+++ Supplied material +++

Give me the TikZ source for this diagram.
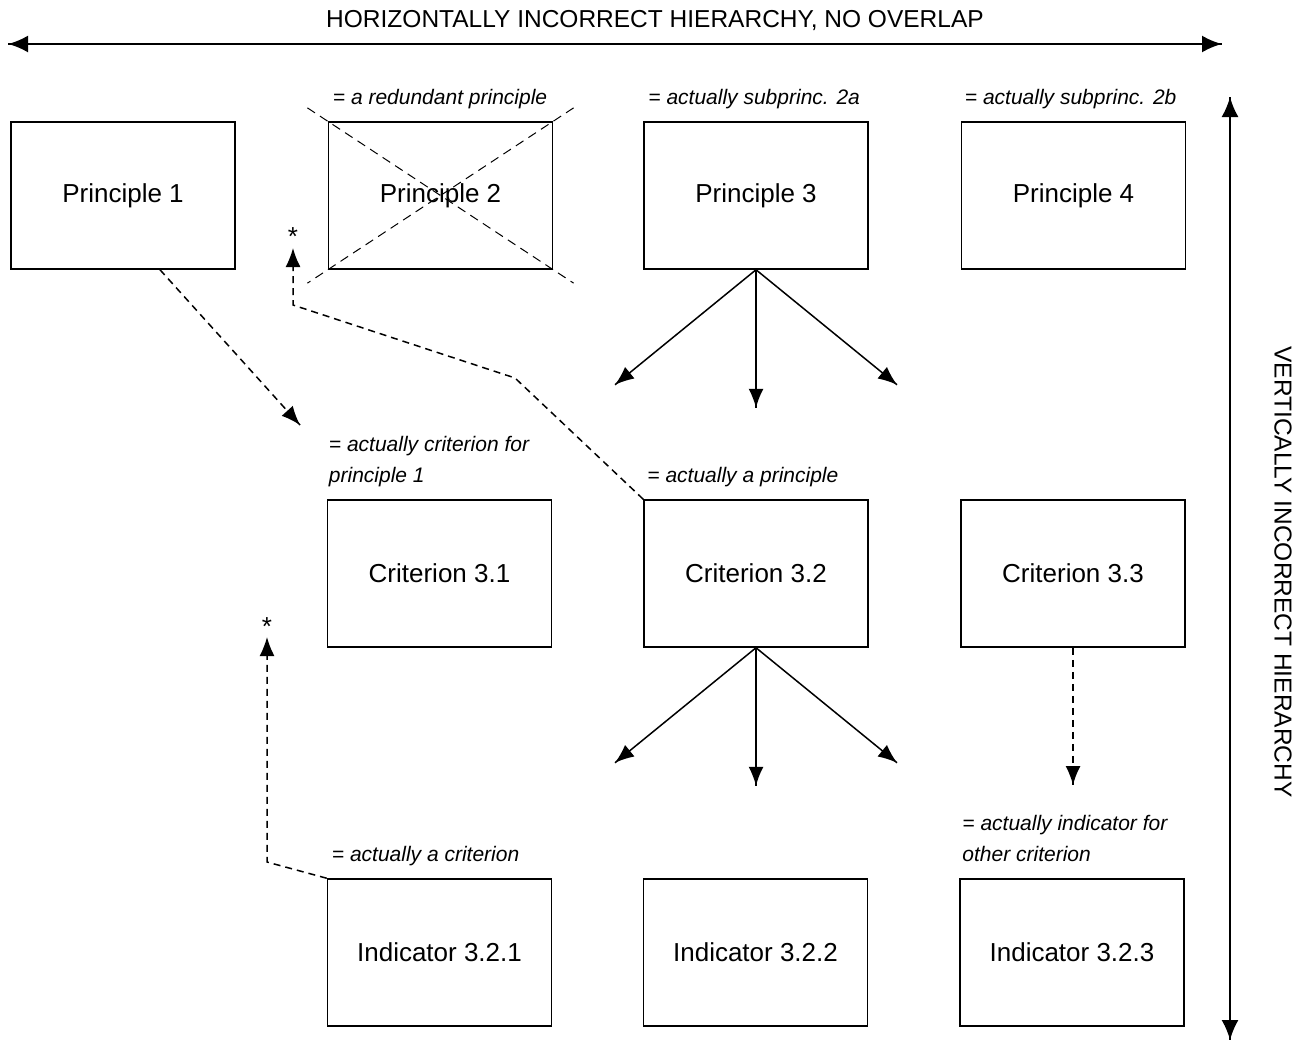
\documentclass[tikz,border=0pt]{standalone}
\usepackage{fontspec}
\setmainfont{Liberation Sans}
\usetikzlibrary{arrows.meta}
\usetikzlibrary{decorations.markings}
\usetikzlibrary{positioning}
\usetikzlibrary{calc}
\tikzset{->/.style = {decoration={markings,
                                  mark=at position 1 with {\arrow{Latex[length=19pt, width=15pt]}}},
                      postaction={decorate}}}
\tikzset{<->/.style = {decoration={markings,
                                   mark=at position 0 with {\arrowreversed{Latex[length=20pt, width=17pt]}},
                                   mark=at position 1 with {\arrow{Latex[length=20pt, width=17pt]}}},
                       postaction={decorate}}}
\tikzset{cell/.style = {draw, line width=1.5pt, minimum width=224pt, minimum height=147pt,
                        inner sep=0pt, font=\fontsize{26}{30}\selectfont}}
\tikzset{note/.style = {anchor=base west, inner sep=0pt, align=left,
                        font=\fontsize{21}{31}\selectfont\itshape}}
\tikzset{link/.style = {dash pattern=on 7pt off 5pt, line width=1.5pt}}
\tikzset{strike/.style = {dash pattern=on 9pt off 6pt, line width=1pt}}
\tikzset{axislabel/.style = {font=\fontsize{24.5}{28}\selectfont}}
\tikzset{starmark/.style = {anchor=base, inner sep=0pt, font=\fontsize{26}{28}\selectfont}}

\begin{document}
\begin{tikzpicture}[x=1pt, y=-1pt]
    \useasboundingbox (0, 0) rectangle (1308, 1044);

    \draw [<->, line width=2.5pt] (8, 44) -- (1222, 44);
    \node [axislabel] (htitle) at (655, 21) {HORIZONTALLY INCORRECT HIERARCHY, NO OVERLAP};
    \draw [<->, line width=2pt] (1230, 97) -- (1230, 1040);
    \node [axislabel, rotate=-90] (vtitle) at (1283, 572) {VERTICALLY INCORRECT HIERARCHY};

    \node [cell] (p1) at (123, 195.5) {Principle 1};
    \node [cell] (p2) at (440.5, 195.5) {Principle 2};
    \node [cell] (p3) at (756, 195.5) {Principle 3};
    \node [cell] (p4) at (1073.5, 195.5) {Principle 4};

    \node [cell] (c1) at (439.5, 573.5) {Criterion 3.1};
    \node [cell] (c2) at (756, 573.5) {Criterion 3.2};
    \node [cell] (c3) at (1073, 573.5) {Criterion 3.3};

    \node [cell] (i1) at (439.5, 952.5) {Indicator 3.2.1};
    \node [cell] (i2) at (755.5, 952.5) {Indicator 3.2.2};
    \node [cell] (i3) at (1072, 952.5) {Indicator 3.2.3};

    \node [note] (n2) at ([xshift=5pt, yshift=17pt]p2.north west) {= a redundant principle};
    \node [note] (n3) at ([xshift=5pt, yshift=17pt]p3.north west) {= actually subprinc. 2a};
    \node [note] (n4) at ([xshift=4pt, yshift=17pt]p4.north west) {= actually subprinc. 2b};
    \node [note] (nc1) at ([xshift=2pt, yshift=17pt]c1.north west) {= actually criterion for\\principle 1};
    \node [note] (nc2) at ([xshift=4pt, yshift=17pt]c2.north west) {= actually a principle};
    \node [note] (ni1) at ([xshift=5pt, yshift=17pt]i1.north west) {= actually a criterion};
    \node [note] (ni3) at ([xshift=3pt, yshift=17pt]i3.north west) {= actually indicator for\\other criterion};

    % principle 2 crossed out
    \draw [strike] ($(p2.north west)!-0.09!(p2.south east)$) -- ($(p2.south east)!-0.09!(p2.north west)$);
    \draw [strike] ($(p2.north east)!-0.09!(p2.south west)$) -- ($(p2.south west)!-0.09!(p2.north east)$);

    \foreach \src in {p3, c2}
      \foreach \dx/\dy in {-141/115, 0/138, 141/115}
        \draw [->, line width=1.5pt] (\src.south) -- ++(\dx, \dy);

    \coordinate (t1) at (300, 425);
    \draw [->, link] ([xshift=37pt]p1.south) -- (t1);

    \coordinate (s1) at (293, 248);
    \draw [->, link] (c2.north west) -- (515, 378) -- (293, 305) -- (s1);
    \node [starmark] (star1) at ([yshift=3pt]s1) {*};

    \coordinate (s2) at (267, 637);
    \draw [->, link] (i1.north west) -- (267, 862) -- (s2);
    \node [starmark] (star2) at ([yshift=2pt]s2) {*};

    \coordinate (t3) at (1073, 785);
    \draw [->, link] (c3.south) -- (t3);
\end{tikzpicture}
\end{document}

+++

◆ Instruction
All of the data above should be transcribed verbatim, with pictures omitted.

◆ Right answer
Give me the TikZ source for this diagram.
\documentclass[tikz,border=0pt]{standalone}
\usepackage{fontspec}
\setmainfont{Liberation Sans}
\usetikzlibrary{arrows.meta}
\usetikzlibrary{decorations.markings}
\usetikzlibrary{positioning}
\usetikzlibrary{calc}
\tikzset{->/.style = {decoration={markings,
                                  mark=at position 1 with {\arrow{Latex[length=19pt, width=15pt]}}},
                      postaction={decorate}}}
\tikzset{<->/.style = {decoration={markings,
                                   mark=at position 0 with {\arrowreversed{Latex[length=20pt, width=17pt]}},
                                   mark=at position 1 with {\arrow{Latex[length=20pt, width=17pt]}}},
                       postaction={decorate}}}
\tikzset{cell/.style = {draw, line width=1.5pt, minimum width=224pt, minimum height=147pt,
                        inner sep=0pt, font=\fontsize{26}{30}\selectfont}}
\tikzset{note/.style = {anchor=base west, inner sep=0pt, align=left,
                        font=\fontsize{21}{31}\selectfont\itshape}}
\tikzset{link/.style = {dash pattern=on 7pt off 5pt, line width=1.5pt}}
\tikzset{strike/.style = {dash pattern=on 9pt off 6pt, line width=1pt}}
\tikzset{axislabel/.style = {font=\fontsize{24.5}{28}\selectfont}}
\tikzset{starmark/.style = {anchor=base, inner sep=0pt, font=\fontsize{26}{28}\selectfont}}

\begin{document}
\begin{tikzpicture}[x=1pt, y=-1pt]
    \useasboundingbox (0, 0) rectangle (1308, 1044);

    \draw [<->, line width=2.5pt] (8, 44) -- (1222, 44);
    \node [axislabel] (htitle) at (655, 21) {HORIZONTALLY INCORRECT HIERARCHY, NO OVERLAP};
    \draw [<->, line width=2pt] (1230, 97) -- (1230, 1040);
    \node [axislabel, rotate=-90] (vtitle) at (1283, 572) {VERTICALLY INCORRECT HIERARCHY};

    \node [cell] (p1) at (123, 195.5) {Principle 1};
    \node [cell] (p2) at (440.5, 195.5) {Principle 2};
    \node [cell] (p3) at (756, 195.5) {Principle 3};
    \node [cell] (p4) at (1073.5, 195.5) {Principle 4};

    \node [cell] (c1) at (439.5, 573.5) {Criterion 3.1};
    \node [cell] (c2) at (756, 573.5) {Criterion 3.2};
    \node [cell] (c3) at (1073, 573.5) {Criterion 3.3};

    \node [cell] (i1) at (439.5, 952.5) {Indicator 3.2.1};
    \node [cell] (i2) at (755.5, 952.5) {Indicator 3.2.2};
    \node [cell] (i3) at (1072, 952.5) {Indicator 3.2.3};

    \node [note] (n2) at ([xshift=5pt, yshift=17pt]p2.north west) {= a redundant principle};
    \node [note] (n3) at ([xshift=5pt, yshift=17pt]p3.north west) {= actually subprinc. 2a};
    \node [note] (n4) at ([xshift=4pt, yshift=17pt]p4.north west) {= actually subprinc. 2b};
    \node [note] (nc1) at ([xshift=2pt, yshift=17pt]c1.north west) {= actually criterion for\\principle 1};
    \node [note] (nc2) at ([xshift=4pt, yshift=17pt]c2.north west) {= actually a principle};
    \node [note] (ni1) at ([xshift=5pt, yshift=17pt]i1.north west) {= actually a criterion};
    \node [note] (ni3) at ([xshift=3pt, yshift=17pt]i3.north west) {= actually indicator for\\other criterion};

    % principle 2 crossed out
    \draw [strike] ($(p2.north west)!-0.09!(p2.south east)$) -- ($(p2.south east)!-0.09!(p2.north west)$);
    \draw [strike] ($(p2.north east)!-0.09!(p2.south west)$) -- ($(p2.south west)!-0.09!(p2.north east)$);

    \foreach \src in {p3, c2}
      \foreach \dx/\dy in {-141/115, 0/138, 141/115}
        \draw [->, line width=1.5pt] (\src.south) -- ++(\dx, \dy);

    \coordinate (t1) at (300, 425);
    \draw [->, link] ([xshift=37pt]p1.south) -- (t1);

    \coordinate (s1) at (293, 248);
    \draw [->, link] (c2.north west) -- (515, 378) -- (293, 305) -- (s1);
    \node [starmark] (star1) at ([yshift=3pt]s1) {*};

    \coordinate (s2) at (267, 637);
    \draw [->, link] (i1.north west) -- (267, 862) -- (s2);
    \node [starmark] (star2) at ([yshift=2pt]s2) {*};

    \coordinate (t3) at (1073, 785);
    \draw [->, link] (c3.south) -- (t3);
\end{tikzpicture}
\end{document}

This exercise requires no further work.